* Start Dataset entries *

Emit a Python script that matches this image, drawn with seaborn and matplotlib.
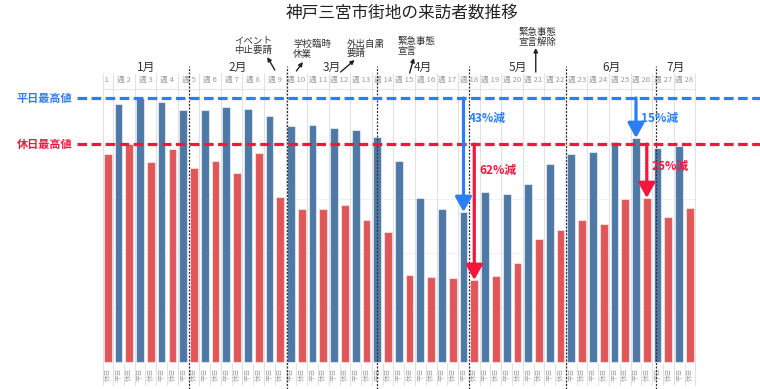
import matplotlib.pyplot as plt
import pandas as pd
import seaborn as sns
from matplotlib.transforms import Bbox, TransformedBbox


TITLE = "神戸三宮市街地の来訪者数推移"
WEEKS = list(range(1, 29))
SERIES = ["平日", "休日"]
# visitor index per week; week 1 weekday is cut off in the source image
WEEKDAY = [None, 258, 264, 260, 252, 252, 255, 253, 246, 236, 237, 234, 232, 225,
           201, 164, 153, 150, 170, 168, 178, 198, 208, 210, 220, 224, 214, 216]
HOLIDAY = [208, 218, 200, 213, 194, 201, 189, 209, 165, 153, 153, 157, 142, 130,
           87, 85, 84, 82, 86, 99, 123, 132, 142, 138, 163, 164, 145, 154]
MONTHS = ["1月", "2月", "3月", "4月", "5月", "6月", "7月"]
EVENTS = ["イベント\n中止要請", "学校臨時\n休業", "外出自粛\n要請", "緊急事態\n宣言", "緊急事態\n宣言解除"]
MAX_LABELS = ["平日最高値", "休日最高値"]
DROP_LABELS = ["43%減", "62%減", "15%減", "25%減"]
DROP_WEEKS = [18, 18, 26, 26]
DROP_SERIES = [0, 1, 0, 1]

BAR_COLORS = {"平日": "#4e79a7", "休日": "#e15759"}
LINE_COLORS = ["#2a7ff6", "#f5163d"]

# layout (data coordinates: one bar slot = 1 unit, 1 value unit = 1 px)
LEFT_EDGE, RIGHT_EDGE = 0.55, 55.5
MONTH_BREAKS = [8.5, 17.6, 26.0, 34.5, 43.5, 51.9]
GRID_STEP = 54.5
EVENT_TEXT_POS = [(14.5, 316, "center"), (18.2, 313, "left"), (23.2, 313, "left"),
                  (27.9, 315.5, "left"), (39.1, 324.5, "left")]
EVENT_ARROWS = [((16.5, 292), (15.8, 305)), ((18.5, 291), (19.1, 300)),
                ((22.6, 290), (23.9, 302)), ((29.0, 289), (29.4, 304)),
                ((40.7, 290), (40.7, 314))]
DROP_TEXT_Y = [244, 192, 244, 196]


def build_frame() -> pd.DataFrame:
    rows = []
    for i, week in enumerate(WEEKS):
        for j, values in enumerate([WEEKDAY, HOLIDAY]):
            rows.append({"week": week, "series": SERIES[j],
                         "pos": 2 * (week - 1) + j, "value": values[i]})
    frame = pd.DataFrame(rows)
    frame["value"] = frame["value"].astype(float)
    return frame


def main() -> None:
    sns.set_theme(style="white")
    plt.rcParams["font.family"] = ["Noto Sans CJK JP", "DejaVu Sans"]

    frame = build_frame()
    fig = plt.figure(figsize=(7.6, 3.89), dpi=100)
    ax = fig.add_axes([0, 0, 1, 1])

    sns.barplot(data=frame.dropna(), x="pos", y="value", hue="series",
                palette=BAR_COLORS, saturation=1, native_scale=True, dodge=False,
                width=0.72, errorbar=None, edgecolor=(1, 1, 1, 0.55), linewidth=0.8,
                legend=False, ax=ax, zorder=3)
    ax.set_axis_off()
    ax.set_xlim(-8.99, 61.5)
    ax.set_ylim(-27, 362)

    # table-like frame
    ax.hlines([GRID_STEP * k for k in range(1, 5)], LEFT_EDGE, RIGHT_EDGE,
              color="#f0f0f0", lw=0.7, zorder=1)
    ax.hlines(273, LEFT_EDGE, RIGHT_EDGE, color="#e4e4e4", lw=0.8, zorder=1)
    week_lines = [LEFT_EDGE] + [2 * w - 0.5 for w in WEEKS]
    ax.vlines(week_lines, -23, 289, color="#e2e2e2", lw=0.8, zorder=1)
    slot_lines = [p + 0.5 for p in frame["pos"] if p + 0.5 > LEFT_EDGE]
    ax.vlines(slot_lines, -23, -1, color="#e2e2e2", lw=0.8, zorder=1)

    # the first column is cropped at the chart's left edge
    clip_box = TransformedBbox(Bbox([[LEFT_EDGE, -30], [RIGHT_EDGE, 400]]), ax.transData)
    for week in WEEKS:
        t = ax.text(2 * (week - 1) + 0.5, 282, f"週 {week}", ha="center", va="center",
                    fontsize=5.6, color="#9a9a9a", clip_on=True)
        t.set_clip_box(clip_box)
        t.set_clip_path(None)
    for _, row in frame.iterrows():
        if row["pos"] > LEFT_EDGE:
            ax.text(row["pos"], -12, row["series"], rotation=90, ha="center", va="center",
                    fontsize=4.8, color="#a5a5a5")

    # month separators and labels
    ax.vlines(MONTH_BREAKS, -27, 296, colors="#333333", linestyles=(0, (1.6, 1.2)),
              lw=0.9, zorder=4)
    bounds = [LEFT_EDGE] + MONTH_BREAKS + [RIGHT_EDGE]
    for i, month in enumerate(MONTHS):
        ax.text((bounds[i] + bounds[i + 1]) / 2, 295, month, ha="center", va="center",
                fontsize=8.5, color="#333333")

    # event notes
    for text, (tx, ty, ha), (tail, head) in zip(EVENTS, EVENT_TEXT_POS, EVENT_ARROWS):
        ax.text(tx, ty, text, ha=ha, va="center", fontsize=6.8, color="#333333",
                linespacing=1.05, multialignment=ha)
        ax.annotate("", xy=head, xytext=tail,
                    arrowprops=dict(arrowstyle="-|>", color="#222222", lw=1.0,
                                    mutation_scale=6, shrinkA=0, shrinkB=0))

    # peak lines
    peaks = [max(v for v in WEEKDAY if v is not None), max(HOLIDAY)]
    for peak, label, color in zip(peaks, MAX_LABELS, LINE_COLORS):
        ax.hlines(peak, -1.85, 61.5, color=color, lw=2.3, linestyles=(0, (3, 1.4)), zorder=5)
        ax.text(-7.42, peak, label, ha="left", va="center", fontsize=8,
                fontweight="bold", color=color)

    # drop arrows
    series_values = [WEEKDAY, HOLIDAY]
    for label, week, s, ty in zip(DROP_LABELS, DROP_WEEKS, DROP_SERIES, DROP_TEXT_Y):
        pos = 2 * (week - 1) + s
        top = series_values[s][week - 1]
        color = LINE_COLORS[s]
        ax.annotate("", xy=(pos, top), xytext=(pos, peaks[s]),
                    arrowprops=dict(arrowstyle="-|>,head_width=0.5,head_length=0.9",
                                    color=color, lw=2.3, mutation_scale=10,
                                    shrinkA=0, shrinkB=0), zorder=6)
        ax.text(pos + 0.45, ty, label, ha="left", va="center", fontsize=8.5,
                fontweight="bold", color=color, zorder=6)

    fig.text(402 / 760, 1 - 13.5 / 389, TITLE, ha="center", va="center",
             fontsize=12, color="#222222")
    fig.savefig("out.png", dpi=100)
    plt.close(fig)


if __name__ == "__main__":
    main()
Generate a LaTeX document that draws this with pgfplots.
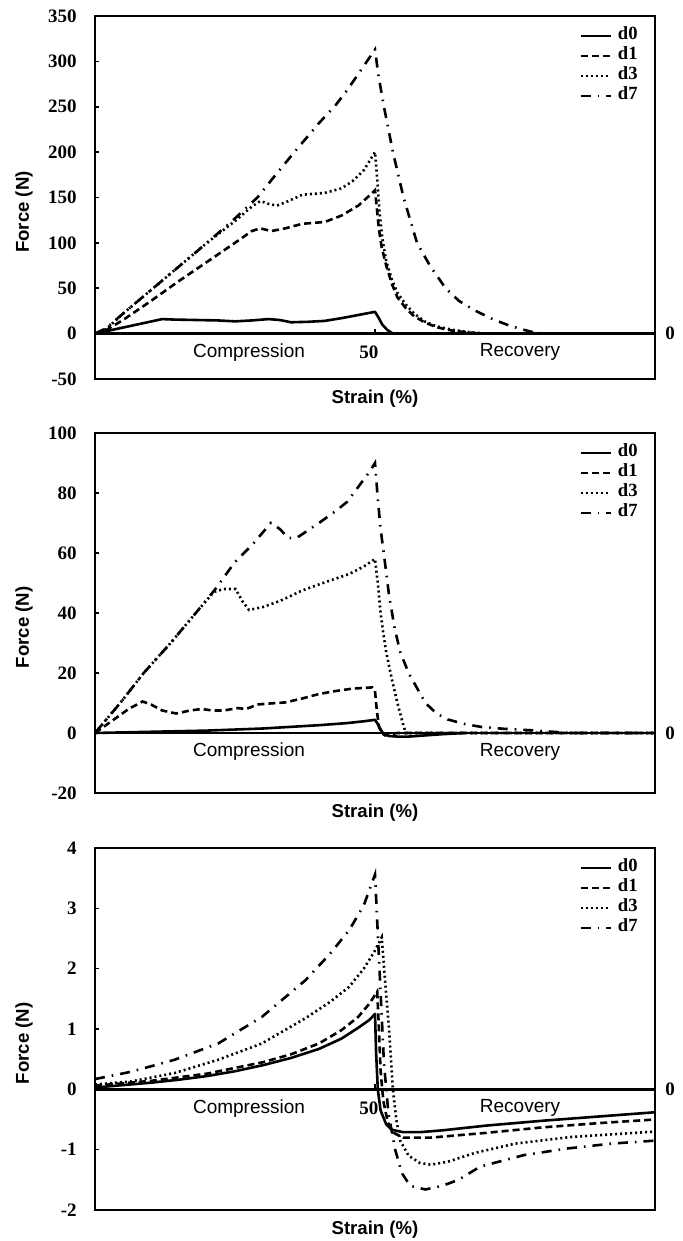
\documentclass[border=0pt]{standalone}
\usepackage{fontspec}
\setmainfont{Liberation Serif}
\newfontfamily\arial{Liberation Sans}
\usepackage{pgfplots}
\pgfplotsset{compat=1.18}

\pgfplotsset{
  panel/.style={
    scale only axis, width=280pt,
    xmin=0, xmax=100, xtick=\empty,
    axis line style={line width=1pt},
    major tick length=2pt, tick align=inside, ytick pos=left,
    tick style={black, line width=0.8pt},
    clip=false,
    /pgf/number format/assume math mode=true,
    tick label style={font=\fontsize{9.5}{9.5}\selectfont\bfseries},
    yticklabel style={inner sep=0pt, xshift=-9pt},
    xlabel={Strain (\%)}, ylabel={Force (N)},
    every axis y label/.style={at={([xshift=-35.5pt]rel axis cs:0,0.46)}, rotate=90, anchor=center,
      font=\arial\bfseries\fontsize{9.3}{10}\selectfont},
    every axis x label/.style={at={([yshift=-9.7pt]rel axis cs:0.5,0)}, anchor=center,
      font=\arial\bfseries\fontsize{9.3}{10}\selectfont},
    legend style={draw=none, fill=none, at={(rel axis cs:1,1)}, anchor=north east,
      xshift=-8pt, yshift=-4.8pt, inner sep=0pt, row sep=0pt, column sep=2.5pt,
      font=\fontsize{9.3}{9.3}\selectfont\bfseries,
      nodes={inner sep=0.5pt, text height=6.5pt, text depth=2.5pt}},
    legend cell align=left,
    legend image code/.code={\draw[#1] (0pt,0pt) -- (15pt,0pt);},
  },
  s0/.style={black, line width=1.3pt, line join=round},
  s1/.style={black, line width=1.3pt, dash pattern=on 3.5pt off 2pt},
  s3/.style={black, line width=1.3pt, dash pattern=on 1pt off 1.5pt},
  s7/.style={black, line width=1.3pt, dash pattern=on 5pt off 3.5pt on 0.8pt off 3.5pt},
}
\newcommand\phase[1]{%
  \node[font=\arial\fontsize{9.5}{10}\selectfont] at ([yshift=-9.4pt]axis cs:27.5,0) {Compression};
  \node[font=\arial\fontsize{9.5}{10}\selectfont] at ([yshift=-9.4pt]axis cs:75.9,0) {Recovery};
  \node[font=\fontsize{9.5}{9.5}\selectfont\bfseries] at ([xshift=7.5pt]axis cs:100,0) {0};
  #1}
\newcommand\fifty{%
  \node[font=\fontsize{9.5}{9.5}\selectfont\bfseries] at ([yshift=-9.4pt]axis cs:48.9,0) {50};
  \draw[line width=0.8pt] (axis cs:50,0) -- ([yshift=2.5pt]axis cs:50,0);}

\begin{document}
\begin{tikzpicture}
\useasboundingbox (0,0) rectangle (341pt,620.5pt);

% ---- panel 1
\begin{axis}[panel, at={(47.5pt,431pt)}, anchor=south west, height=181.5pt,
  ymin=-50, ymax=350, ytick={-50,0,...,350}]
\draw[line width=1.2pt] (axis cs:0,0) -- (axis cs:100,0);
\addplot[s0] coordinates {(0,0)(3,4)(6,8)(9,12)(12,16)(14,15.5)(18,15)(22,14.5)(25,13.5)(28,14.5)(31,16)(33,15)(35,12.5)(38,13)(41,14)(44,17)(47,20.5)(50,24)(50.6,18)(51.3,10)(52.2,4)(53.2,0)};
\addplot[s1] coordinates {(0,0)(1.5,2)(5,15)(10,36)(15,58)(20,79)(25,100)(28,113)(29.5,116)(31.5,113)(34,116)(37,121)(41,123)(44,130)(47,141)(49,152)(50,158)(50.3,140)(50.7,115)(51.2,95)(52,75)(53,55)(54,40)(55.5,28)(57,19)(59,12)(61,7)(64,3)(68,0.5)(70,0)};
\addplot[s3] coordinates {(0,0)(2,5)(5,22)(10,48)(15,74)(20,100)(25,124)(28,140)(29.5,146)(31,143)(32.5,141)(34.5,146)(37,153)(41,155)(44,160)(46,168)(48,180)(50,200)(50.4,170)(50.8,135)(51.3,105)(52,80)(53,60)(54,45)(55.5,32)(57,22)(59,13)(61,8)(64,4)(67,1.5)(70,0)};
\addplot[s7] coordinates {(0,0)(2,6)(5,22)(10,48)(15,74)(20,100)(25,127)(29,150)(32,173)(35.6,200)(40,232)(43,252)(45,268)(48,295)(50,313)(50.6,285)(51.6,250)(53.2,200)(55.1,150)(57.5,100)(59.8,75)(62.6,50)(65,36)(68,25)(71,16)(73.5,10)(76,5)(78,2)(80,0)};
\legend{d0,d1,d3,d7}
\phase{\fifty}
\end{axis}

% ---- panel 2
\begin{axis}[panel, at={(47.5pt,224pt)}, anchor=south west, height=180pt,
  ymin=-20, ymax=100, ytick={-20,0,...,100}]
\draw[line width=1.2pt] (axis cs:0,0) -- (axis cs:100,0);
\addplot[s0] coordinates {(0,0)(10,0.4)(20,0.8)(30,1.5)(40,2.6)(45,3.3)(48,3.9)(50,4.4)(50.5,3)(51,1.2)(51.5,-0.3)(52.5,-1)(54,-1.2)(56,-1.2)(59,-0.8)(62,-0.4)(66,0)};
\addplot[s1] coordinates {(0,0)(3,4)(6,8)(8.5,10.5)(10,9.5)(12,7.5)(14.5,6.5)(17,7.5)(19,8)(21,7.5)(23,7.5)(25.5,8.3)(27,8)(29,9.5)(31,9.8)(34,10.2)(37,11.5)(40,13)(43,14)(46,14.8)(49.5,15.2)(50,14)(50.3,8)(50.7,2)(51.2,0)(51.8,-0.8)(52.5,-0.5)(54,0)(100,0)};
\addplot[s3] coordinates {(0,0)(4.5,10)(8.7,20)(13.5,30)(18,40)(21.2,47)(23,48)(25.1,48)(26.3,44)(27.5,41)(30,42)(33,44)(37,47.5)(40.7,50)(45.4,53)(48,55.5)(50,58)(50.5,50)(51,40)(51.5,33)(52,27)(53,18)(54,10)(55,3)(55.5,0)(100,0)};
\addplot[s7] coordinates {(0,0)(4.5,10)(8.7,20)(13.5,30)(18,40)(21.5,48)(25,57)(28.2,63)(31.4,70)(33,68)(34.5,65)(36,65)(40,70)(43,74)(45,77)(47,82)(49,87)(50,90)(50.5,78)(51,68)(51.7,58)(52.5,46)(53.5,35)(54.5,27)(56,20)(57.5,15)(59,10)(61,6.5)(63,4.5)(66,3)(69,2)(73,1.4)(77,1)(81,0.5)(85,0)(100,0)};
\legend{d0,d1,d3,d7}
\phase{}
\end{axis}

% ---- panel 3
\begin{axis}[panel, at={(47.5pt,15.5pt)}, anchor=south west, height=181pt,
  ymin=-2, ymax=4, ytick={-2,-1,...,4}]
\draw[line width=1.2pt] (axis cs:0,0) -- (axis cs:100,0);
\addplot[s0] coordinates {(0,0.03)(5,0.07)(10,0.11)(15,0.16)(20,0.22)(25,0.3)(30,0.4)(35,0.52)(40,0.67)(44,0.84)(47,1.02)(49,1.15)(50,1.25)(50.2,0.6)(50.5,0)(51,-0.35)(52,-0.58)(53,-0.67)(55,-0.71)(58,-0.71)(62,-0.68)(70,-0.6)(80,-0.52)(90,-0.45)(100,-0.38)};
\addplot[s1] coordinates {(0,0.06)(10,0.14)(20,0.26)(30,0.45)(35,0.58)(40,0.76)(44,0.98)(47,1.2)(49,1.42)(50.4,1.62)(50.7,1.0)(51,0.3)(51.5,-0.2)(52.3,-0.55)(53.3,-0.72)(55,-0.8)(60,-0.8)(70,-0.72)(80,-0.63)(90,-0.56)(100,-0.5)};
\addplot[s3] coordinates {(0,0.08)(6.4,0.13)(14.2,0.27)(22,0.49)(29.8,0.76)(37.6,1.18)(42,1.45)(45.4,1.7)(48,2.0)(50,2.3)(51.2,2.52)(51.8,1.8)(52.5,1.0)(53.2,0)(53.8,-0.5)(54.5,-0.85)(56,-1.1)(58,-1.22)(60,-1.25)(63,-1.2)(68,-1.05)(75,-0.9)(85,-0.79)(100,-0.7)};
\addplot[s7] coordinates {(0,0.17)(6.4,0.29)(14.2,0.49)(22,0.76)(29.8,1.2)(37.6,1.81)(42,2.25)(45.4,2.64)(48,3.05)(50,3.56)(50.9,1.8)(51.6,0.43)(52.4,-0.4)(53.6,-1.0)(54.8,-1.39)(56.3,-1.6)(59,-1.66)(62,-1.6)(64.9,-1.5)(68.8,-1.28)(76.6,-1.09)(84.4,-0.98)(92.2,-0.9)(100,-0.85)};
\legend{d0,d1,d3,d7}
\phase{\fifty}
\end{axis}
\end{tikzpicture}
\end{document}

* End Dataset entries *

Exercise details: Repeat only the lines between the start of the data and the line with "from matplotlib.transforms import", including those two lines, and skip the pictures.

Finished exercise:
Emit a Python script that matches this image, drawn with seaborn and matplotlib.
import matplotlib.pyplot as plt
import pandas as pd
import seaborn as sns
from matplotlib.transforms import Bbox, TransformedBbox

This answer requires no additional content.